Nonetheless, neither Israeli politicians nor Washington appear to be taking the
army's warnings to heart. In fact, things look set to get worse.
Israeli prime minister Benjamin Netanyahu said last week there could be no
improvements, no reconstruction in Gaza until Hamas agrees to give up its
weapons - the only thing, in Hamas's view, that serves as a deterrent against
future Israeli attack.
Figures show Israel's policy towards Gaza has been actually growing harsher.

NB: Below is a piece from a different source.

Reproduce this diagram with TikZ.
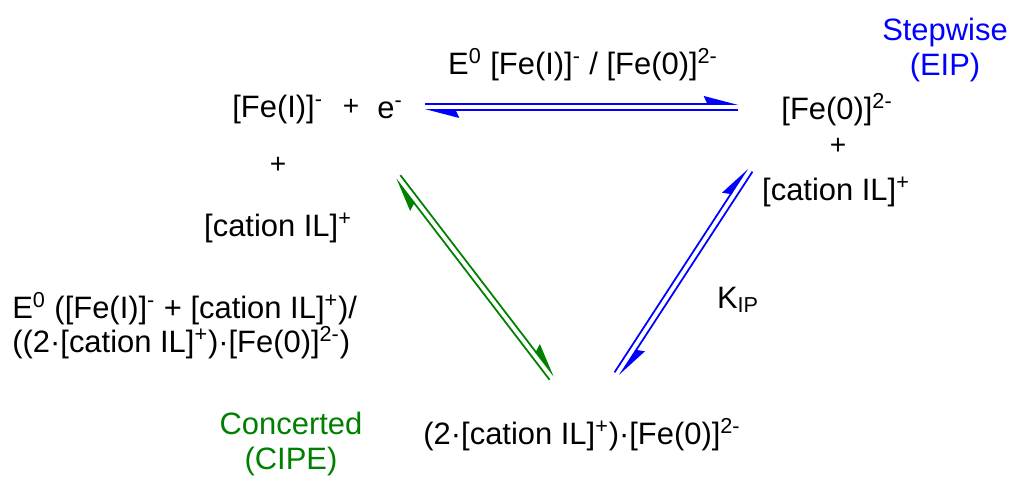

In 2017 exit permits issued by Israel dwindled to a third of the number two
years earlier - and a hundredfold fewer than in early 2000. A few hundred
Palestinian businesspeople receive visas, stifling any chance of economic
revival.
The number of trucks bringing goods into Gaza has been cut in half - not
because Israel is putting the inmates on a "diet", as it once did, but because
the enclave's Palestinians lack "purchasing power". That is, they are too poor
to buy Israeli goods.
Netanyahu has resolutely ignored a plan by his transport minister to build an
artificial island off Gaza to accommodate a sea port under Israeli or
international supervision. And no one is considering allowing the Palestinians
to exploit Gaza's natural gas fields, just off the coast.

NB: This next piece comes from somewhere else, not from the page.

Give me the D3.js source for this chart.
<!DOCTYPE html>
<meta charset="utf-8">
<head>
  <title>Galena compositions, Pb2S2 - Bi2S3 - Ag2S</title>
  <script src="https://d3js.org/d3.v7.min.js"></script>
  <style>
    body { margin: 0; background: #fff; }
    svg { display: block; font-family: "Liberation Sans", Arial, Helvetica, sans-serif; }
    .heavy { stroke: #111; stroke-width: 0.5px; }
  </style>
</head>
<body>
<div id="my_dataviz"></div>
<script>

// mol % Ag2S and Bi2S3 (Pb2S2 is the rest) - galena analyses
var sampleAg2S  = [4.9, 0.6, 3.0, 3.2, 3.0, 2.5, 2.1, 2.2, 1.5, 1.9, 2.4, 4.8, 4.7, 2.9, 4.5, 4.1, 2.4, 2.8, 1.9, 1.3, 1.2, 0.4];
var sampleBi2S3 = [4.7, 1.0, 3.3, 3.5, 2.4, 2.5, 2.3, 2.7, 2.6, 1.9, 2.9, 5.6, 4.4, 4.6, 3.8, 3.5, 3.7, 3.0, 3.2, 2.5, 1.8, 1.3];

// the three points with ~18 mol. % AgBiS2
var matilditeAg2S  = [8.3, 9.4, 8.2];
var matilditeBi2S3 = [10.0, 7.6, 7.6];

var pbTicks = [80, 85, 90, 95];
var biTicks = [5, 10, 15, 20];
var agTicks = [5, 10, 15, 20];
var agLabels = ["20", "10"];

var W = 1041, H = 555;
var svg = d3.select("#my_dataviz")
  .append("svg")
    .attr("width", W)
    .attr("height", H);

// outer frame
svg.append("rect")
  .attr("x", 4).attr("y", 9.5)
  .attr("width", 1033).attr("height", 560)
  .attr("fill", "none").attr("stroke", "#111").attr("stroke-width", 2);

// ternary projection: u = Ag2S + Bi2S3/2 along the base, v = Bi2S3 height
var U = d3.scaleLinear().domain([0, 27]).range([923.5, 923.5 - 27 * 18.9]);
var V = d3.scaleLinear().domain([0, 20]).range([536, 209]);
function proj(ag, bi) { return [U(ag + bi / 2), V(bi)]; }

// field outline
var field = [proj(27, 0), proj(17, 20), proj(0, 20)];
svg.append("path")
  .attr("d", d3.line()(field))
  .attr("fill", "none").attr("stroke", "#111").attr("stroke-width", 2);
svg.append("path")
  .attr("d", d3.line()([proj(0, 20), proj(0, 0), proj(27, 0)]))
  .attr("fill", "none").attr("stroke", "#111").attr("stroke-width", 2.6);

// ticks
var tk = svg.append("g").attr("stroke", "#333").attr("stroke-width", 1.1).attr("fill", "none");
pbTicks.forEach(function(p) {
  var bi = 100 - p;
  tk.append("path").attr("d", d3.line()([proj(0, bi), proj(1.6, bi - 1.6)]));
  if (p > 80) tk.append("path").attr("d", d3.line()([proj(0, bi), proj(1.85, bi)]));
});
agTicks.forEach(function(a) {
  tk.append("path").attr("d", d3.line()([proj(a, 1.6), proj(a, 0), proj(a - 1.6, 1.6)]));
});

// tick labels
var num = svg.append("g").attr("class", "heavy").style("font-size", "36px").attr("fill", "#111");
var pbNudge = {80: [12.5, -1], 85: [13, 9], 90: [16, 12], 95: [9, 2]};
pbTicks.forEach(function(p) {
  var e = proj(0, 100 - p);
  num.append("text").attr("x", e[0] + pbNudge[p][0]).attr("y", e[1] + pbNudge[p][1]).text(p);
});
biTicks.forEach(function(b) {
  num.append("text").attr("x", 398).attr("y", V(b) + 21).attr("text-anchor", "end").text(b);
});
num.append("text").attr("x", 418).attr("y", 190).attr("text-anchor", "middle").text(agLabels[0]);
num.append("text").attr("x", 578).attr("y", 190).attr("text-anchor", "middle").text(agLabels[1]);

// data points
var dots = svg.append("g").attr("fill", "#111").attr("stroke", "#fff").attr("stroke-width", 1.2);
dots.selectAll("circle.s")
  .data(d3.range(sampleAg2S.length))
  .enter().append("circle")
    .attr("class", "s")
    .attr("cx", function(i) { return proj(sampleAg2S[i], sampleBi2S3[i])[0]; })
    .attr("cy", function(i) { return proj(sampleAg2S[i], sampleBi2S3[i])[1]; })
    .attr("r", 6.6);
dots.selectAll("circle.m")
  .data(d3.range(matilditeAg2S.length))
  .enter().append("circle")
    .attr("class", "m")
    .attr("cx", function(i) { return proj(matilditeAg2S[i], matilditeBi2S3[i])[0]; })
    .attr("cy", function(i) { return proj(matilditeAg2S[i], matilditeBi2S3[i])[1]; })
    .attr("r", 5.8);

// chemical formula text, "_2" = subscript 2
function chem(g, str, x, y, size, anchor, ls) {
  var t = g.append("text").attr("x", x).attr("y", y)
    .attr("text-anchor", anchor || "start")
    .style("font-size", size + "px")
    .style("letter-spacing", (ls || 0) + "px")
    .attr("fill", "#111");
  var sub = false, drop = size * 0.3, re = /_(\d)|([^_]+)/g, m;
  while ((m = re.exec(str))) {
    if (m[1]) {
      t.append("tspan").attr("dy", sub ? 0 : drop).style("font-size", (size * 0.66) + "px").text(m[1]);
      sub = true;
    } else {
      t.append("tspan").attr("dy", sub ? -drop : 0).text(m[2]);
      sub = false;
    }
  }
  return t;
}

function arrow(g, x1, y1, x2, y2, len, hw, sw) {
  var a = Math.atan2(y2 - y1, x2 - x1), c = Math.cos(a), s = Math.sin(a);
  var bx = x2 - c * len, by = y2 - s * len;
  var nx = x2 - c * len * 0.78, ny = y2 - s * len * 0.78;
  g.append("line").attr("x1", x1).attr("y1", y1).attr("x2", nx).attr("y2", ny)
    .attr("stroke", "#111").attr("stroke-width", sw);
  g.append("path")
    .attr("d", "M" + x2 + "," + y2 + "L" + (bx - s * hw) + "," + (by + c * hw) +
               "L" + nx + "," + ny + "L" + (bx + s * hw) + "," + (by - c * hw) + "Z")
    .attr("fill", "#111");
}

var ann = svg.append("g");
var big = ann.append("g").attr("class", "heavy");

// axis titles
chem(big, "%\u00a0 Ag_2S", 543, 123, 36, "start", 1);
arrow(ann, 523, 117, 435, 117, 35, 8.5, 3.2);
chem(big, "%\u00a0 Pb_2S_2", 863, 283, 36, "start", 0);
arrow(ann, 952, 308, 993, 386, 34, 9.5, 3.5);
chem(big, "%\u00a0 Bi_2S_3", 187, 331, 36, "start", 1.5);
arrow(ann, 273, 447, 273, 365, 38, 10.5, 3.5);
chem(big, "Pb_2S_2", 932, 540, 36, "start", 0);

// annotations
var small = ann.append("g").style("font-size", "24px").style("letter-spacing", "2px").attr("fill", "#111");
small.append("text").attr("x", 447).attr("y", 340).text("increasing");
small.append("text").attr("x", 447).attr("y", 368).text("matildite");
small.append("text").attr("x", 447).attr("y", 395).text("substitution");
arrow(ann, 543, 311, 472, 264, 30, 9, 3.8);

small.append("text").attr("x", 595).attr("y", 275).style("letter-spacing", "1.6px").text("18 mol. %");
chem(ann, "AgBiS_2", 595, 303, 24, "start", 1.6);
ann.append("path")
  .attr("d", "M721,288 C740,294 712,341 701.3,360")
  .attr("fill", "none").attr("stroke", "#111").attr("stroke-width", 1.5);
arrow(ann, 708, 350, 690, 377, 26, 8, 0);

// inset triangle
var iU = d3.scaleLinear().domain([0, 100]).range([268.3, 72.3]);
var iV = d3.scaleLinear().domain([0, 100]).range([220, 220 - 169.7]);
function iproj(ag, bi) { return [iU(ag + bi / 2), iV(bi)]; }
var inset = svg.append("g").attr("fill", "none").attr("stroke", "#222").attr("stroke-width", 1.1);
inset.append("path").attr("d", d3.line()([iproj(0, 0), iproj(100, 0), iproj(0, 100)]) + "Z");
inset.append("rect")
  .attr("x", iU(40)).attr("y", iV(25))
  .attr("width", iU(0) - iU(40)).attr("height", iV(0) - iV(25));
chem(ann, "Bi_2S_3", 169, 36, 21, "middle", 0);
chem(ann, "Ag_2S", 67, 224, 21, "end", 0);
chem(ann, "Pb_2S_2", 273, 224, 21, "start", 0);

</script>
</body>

In fact, the only thing holding Gaza together is the international aid it
receives. And that is now in jeopardy too.
The Trump administration announced last week it is to slash by half the aid it
sends to Palestinian refugees via the UN agency UNRWA. Trump has proposed
further cuts to punish Mahmoud Abbas, the increasingly exasperated Palestinian
leader, for refusing to pretend any longer that the US is an honest broker
capable of overseeing peace talks.
The White House's difficuties are only being underscored as Mike Pence, the US
vice-president, visits Israel as part of Trump's supposed push for peace.
He is being boycotted by Palestinian officials.

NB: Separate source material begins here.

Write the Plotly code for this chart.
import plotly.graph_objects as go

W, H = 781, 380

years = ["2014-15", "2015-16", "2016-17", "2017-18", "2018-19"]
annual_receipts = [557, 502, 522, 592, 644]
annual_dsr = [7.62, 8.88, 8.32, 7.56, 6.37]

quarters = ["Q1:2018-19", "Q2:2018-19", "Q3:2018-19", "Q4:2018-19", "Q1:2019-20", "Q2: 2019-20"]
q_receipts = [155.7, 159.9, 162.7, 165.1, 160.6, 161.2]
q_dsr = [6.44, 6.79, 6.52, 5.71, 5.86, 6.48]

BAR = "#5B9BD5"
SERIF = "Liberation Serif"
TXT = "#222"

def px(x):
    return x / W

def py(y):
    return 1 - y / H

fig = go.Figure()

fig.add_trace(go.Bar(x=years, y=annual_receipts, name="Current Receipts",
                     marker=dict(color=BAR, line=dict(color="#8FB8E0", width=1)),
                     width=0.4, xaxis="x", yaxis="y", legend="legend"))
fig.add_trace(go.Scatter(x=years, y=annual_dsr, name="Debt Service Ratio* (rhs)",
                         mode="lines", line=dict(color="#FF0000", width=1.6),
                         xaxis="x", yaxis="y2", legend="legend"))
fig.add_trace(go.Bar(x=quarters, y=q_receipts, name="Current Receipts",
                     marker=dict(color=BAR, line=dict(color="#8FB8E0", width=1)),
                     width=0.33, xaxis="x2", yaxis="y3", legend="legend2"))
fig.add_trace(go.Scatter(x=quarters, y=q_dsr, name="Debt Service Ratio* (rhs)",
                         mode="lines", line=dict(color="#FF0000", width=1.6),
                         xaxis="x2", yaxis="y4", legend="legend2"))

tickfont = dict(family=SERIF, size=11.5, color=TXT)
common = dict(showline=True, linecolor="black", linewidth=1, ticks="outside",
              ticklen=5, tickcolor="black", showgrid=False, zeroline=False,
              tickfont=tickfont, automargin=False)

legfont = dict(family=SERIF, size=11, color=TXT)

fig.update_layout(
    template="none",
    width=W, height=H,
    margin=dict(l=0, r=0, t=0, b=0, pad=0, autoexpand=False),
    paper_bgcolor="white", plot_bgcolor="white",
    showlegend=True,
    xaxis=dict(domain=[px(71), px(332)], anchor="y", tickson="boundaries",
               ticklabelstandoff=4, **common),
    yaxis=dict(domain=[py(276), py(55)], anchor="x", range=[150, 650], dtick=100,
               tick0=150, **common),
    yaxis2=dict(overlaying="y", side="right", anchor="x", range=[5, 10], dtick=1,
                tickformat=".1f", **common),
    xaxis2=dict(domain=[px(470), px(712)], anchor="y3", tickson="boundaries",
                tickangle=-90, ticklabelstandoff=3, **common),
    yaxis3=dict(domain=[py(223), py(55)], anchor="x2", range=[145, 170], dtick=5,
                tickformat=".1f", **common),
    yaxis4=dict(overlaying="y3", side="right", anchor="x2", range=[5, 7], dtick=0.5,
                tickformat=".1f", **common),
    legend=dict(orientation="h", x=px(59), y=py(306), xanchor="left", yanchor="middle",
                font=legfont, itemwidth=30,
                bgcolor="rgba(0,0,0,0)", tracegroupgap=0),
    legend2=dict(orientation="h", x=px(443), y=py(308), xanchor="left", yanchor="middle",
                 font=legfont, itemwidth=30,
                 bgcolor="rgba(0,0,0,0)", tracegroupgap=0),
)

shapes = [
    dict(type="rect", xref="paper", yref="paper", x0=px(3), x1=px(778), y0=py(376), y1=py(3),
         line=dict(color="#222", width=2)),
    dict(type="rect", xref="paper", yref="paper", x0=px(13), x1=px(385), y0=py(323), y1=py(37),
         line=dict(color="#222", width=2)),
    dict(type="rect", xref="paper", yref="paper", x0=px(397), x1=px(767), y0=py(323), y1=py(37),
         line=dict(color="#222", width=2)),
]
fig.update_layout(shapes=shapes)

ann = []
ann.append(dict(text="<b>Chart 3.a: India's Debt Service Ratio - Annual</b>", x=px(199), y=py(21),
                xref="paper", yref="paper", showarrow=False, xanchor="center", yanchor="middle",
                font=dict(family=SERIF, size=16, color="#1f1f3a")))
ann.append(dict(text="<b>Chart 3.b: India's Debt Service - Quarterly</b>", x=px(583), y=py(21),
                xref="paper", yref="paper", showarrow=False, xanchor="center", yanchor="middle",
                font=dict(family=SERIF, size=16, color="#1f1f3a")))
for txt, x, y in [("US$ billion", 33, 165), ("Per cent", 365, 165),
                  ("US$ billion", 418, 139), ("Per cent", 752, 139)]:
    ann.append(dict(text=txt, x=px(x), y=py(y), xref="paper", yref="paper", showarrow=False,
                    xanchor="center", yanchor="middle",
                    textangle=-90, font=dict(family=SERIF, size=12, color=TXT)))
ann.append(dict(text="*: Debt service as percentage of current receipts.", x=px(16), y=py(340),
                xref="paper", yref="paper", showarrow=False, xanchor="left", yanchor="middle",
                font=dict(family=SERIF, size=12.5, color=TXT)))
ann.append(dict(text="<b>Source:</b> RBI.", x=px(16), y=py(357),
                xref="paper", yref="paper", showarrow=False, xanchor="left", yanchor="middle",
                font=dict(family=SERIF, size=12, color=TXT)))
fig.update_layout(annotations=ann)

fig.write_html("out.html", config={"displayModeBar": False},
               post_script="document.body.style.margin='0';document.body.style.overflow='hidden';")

Palestinians in Gaza will feel the loss of aid severely. A majority live in
miserable refugee camps set up after their families were expelled in 1948 from
homes in what is now Israel. They depend on the UN for food handouts, health
and education.
Backed by the PLO's legislative body, the central council, Abbas has begun
retaliating - at least rhetorically. He desperately needs to shore up the
credibility of his diplomatic strategy in pursuit of a two-state solution after
Trump recently hived off Palestine's future capital, Jerusalem, to Israel.
Abbas threatened, if not very credibly, to end a security coordination with
Israel he once termed "sacred" and declared as finished the Oslo accords that
created the Palestinian Authority he now heads.
The lack of visible concern in Israel and Washington suggests neither believes
he will make good on those threats.
But it is not Abbas's posturing that Netanyahu and Trump need to worry about.
They should be listening to Israel's generals, who understand that there will
be no defence against the fallout from the catastrophe looming in Gaza.